Being a Good Samaritan at the Supermarket

When I go shopping I look for bargains, but I also look for anyone who I see who is in a motorized wheel chair or who is elderly and has trouble reaching for an item on the shelf.

I can’t see being any other way. I am able bodied but my father had Polio and had to walk on crutches all his life. These days as the baby boomers age there are far more elderly and handicapped people in motorized wheel chairs and riding electric motorized shopping carts.

The reason I am a good samaritan is because I once was in the cub scouts. I also once worked as a courtesy clerk at Kroger. They taught us how to be good samaritans as well as humble servants to the public. We were instructed to keep ourselves clean and well groomed and well dressed as well as well mannered. When I was younger I used to earn good citizenship awards for good behavior in the classroom. Many other of my classmates praised me for this honor but some resented me for it.

It’s hard to figure those who would throw trash on the ground, inches away from a waste basket, or leave milk setting out on an aisle where they sell baby diapers. It bothered me as an employee when I noticed some customers walking in front of a woman in a motorized shopping cart ignoring the fact that they were waiting to get by. I can’t be the police for the world, but I have learned that I have control of one person, myself. And if I can help an elderly woman get something high off a shelf or pick up trash I find on the ground and put it in the proper trash receptacle, then I do so not because I am a neat freak but because it’s the right thing to do.

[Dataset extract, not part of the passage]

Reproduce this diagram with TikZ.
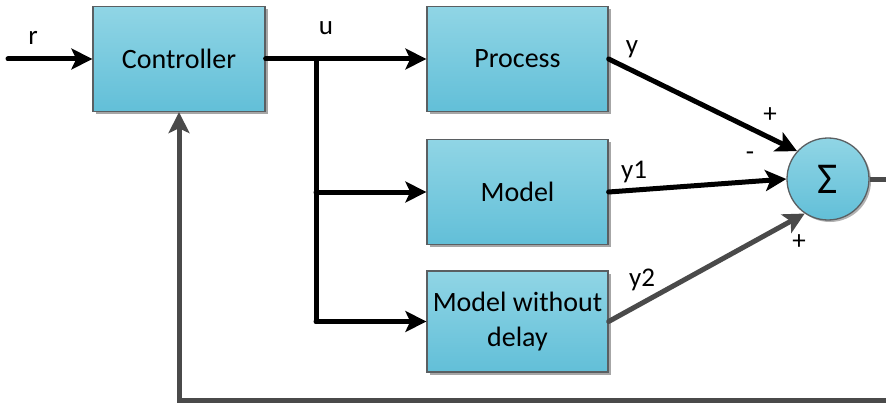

I want to be the example that others witness. I want to be the kind of person others look at with respect and admiration and the next time they see me it will be with goodness in their hearts about me. You reap what you sow. Anyway, My father, God rest his soul, was always taken advantage of by his employer. The boss knew he would find it hard to get work with his Polio condition, so when he came home some evenings and complained to my mother, who has also passed on, he would complain to her that he didn’t get paid as much as others did who had positions under him. He was an optician who checked prescription eye glasses for accuracy with a device known as a Lensometer. He was very good at this and he was respected by his co-workers but not by his employer. He never got paid what he was worth.

So I see many cases of injustice in this world from my own humble perspective of life in this modern era. And I want to be part of what makes the world a little bit brighter and less apathetic.

So anytime I see an elderly man or woman who happens to pass my way I help them any way I can because it is a moral imperative. A life long principle. A virtuous attribute of moral stature.